Dual-Network Cards and Mobile Wallet Technology 4. Some Emerging Issues

With the expected strong growth in mobile payments, it is not surprising that there is strong competition between issuers, schemes and mobile wallet providers in this sphere. However, stakeholders have drawn attention to some specific behaviours that may raise concerns for policy.

In particular, stakeholders report conduct that has sought to prevent or deter Australian issuers of dual-network cards from provisioning those cards to enable eftpos mobile payments. Stakeholders have raised concerns with the Bank about two types of actions:

  • Scheme rules or policies of a network that prevent or hinder Australian card issuers from provisioning a competitor network for mobile payments (either expressly or through policies or restrictions that achieve that outcome in practice). In particular, stakeholders have raised concerns that issuers with existing dual-network cards might be prevented from enabling both networks on those cards for mobile payments.
  • Contractual terms for tokenisation services that could penalise an Australian issuer for provisioning a competitor network for mobile payments. In particular, stakeholders have raised concerns that contractual terms may allow a scheme to increase the price of tokenisation services for issuers that choose to also enable a network other than that scheme.

Any such actions (and potentially other related conduct) would appear to raise issues relevant for the Payments System Board's mandate under the Reserve Bank Act 1959 and the Payment Systems (Regulation) Act 1998 to promote competition and efficiency. They might also raise concerns under competition law.

In considering these matters the Board is guided by its view that competition and efficiency in the payments system are likely to be enhanced where there are a wide range of payment options for consumers and merchants. Mobile wallets represent a technology that allows greater choice by end users. In particular, the physical constraints applied by the size of a traditional wallet or purse – which made the functionality offered by having multiple networks on a single plastic card desirable – no longer apply in the mobile world, where a single device has the potential to store as many cards as the consumer wishes to hold. The Board's longstanding position is that the issuance of physical dual-network cards promotes payments system efficiency and competition between payment methods. Dual-network cards are convenient for consumers and enhance the ability of merchants to encourage the use of lower-cost payment methods. Hence, it would be concerning if, as a new technology is adopted, protocols or rules were put in place that have the effect of reducing competition in the debit card market by making it more difficult for schemes to compete, or impeding the efficient migration of existing competitive arrangements from the physical card to the mobile wallet environments.

Some stakeholders have suggested that it could be in the public interest for the Board to determine a standard that would preclude rules, policies or conduct of any scheme that prevent or make it more difficult and/or costly for issuers to provision a competing network. Before the Board considers the case for such a standard, it wishes to obtain further information and to hear the views of the full range of stakeholders on this issue.

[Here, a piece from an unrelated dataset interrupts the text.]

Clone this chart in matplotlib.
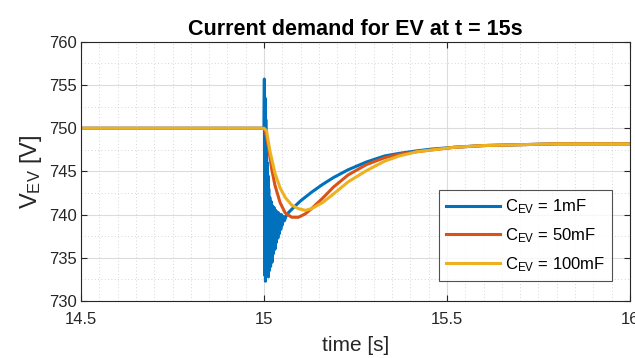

Accordingly, the Board invites stakeholders to make submissions to the Bank that address any or all of the questions below. In addition, it invites stakeholders to provide information on any other matters that are relevant to the issues discussed in this paper.

Questions for consultation:

  1. What are the views of end-users (cardholders and merchants) regarding dual-network cards, including their use in mobile payments? Are there particular benefits that arise for end-users from having multiple payment networks available on a mobile device? What risks and costs might arise?
  2. Are there any impediments or restrictions imposed (or planned or foreshadowed) by card schemes on the mobile wallet provisioning of competing networks on dual-network cards? If so, how significant are these and can they be justified on commercial or other grounds?
  3. What are the likely effects – on competition and efficiency in the payments system, as well as more broadly – of the action of any scheme to prevent or discourage the mobile wallet provisioning of a competing network on a dual-network card? Are there benefits for end-users that arise from rules or policies that constrain the provisioning of an additional network on a device?
  4. Do cardholders, issuers or others have views as to the feasibility of different possible ways of provisioning dual-network cards?
  5. Under the existing voluntary undertakings to the Bank in place since August 2013 (see page 4), schemes have committed to some voluntary principles regarding dual-network cards. Have these principles been an effective response to the competitive issues that arose earlier? Have there been any issues in practice with the operation of these principles? Would an extension of these principles be an appropriate response to the current issues?
  6. Are there any foreign precedents that are relevant for the consideration of these issues in Australia?
  7. Are the issues raised relevant only to dual-network debit cards or are they also relevant to so-called ‘combo cards’ with credit functionality from one scheme and debit functionality from another?
  8. Are there any prospective developments in payment card technology that may be relevant for the Bank as it considers these issues?
  9. If the Bank were to contemplate a standard addressing conduct in this area, are there particular compliance costs that would arise for industry?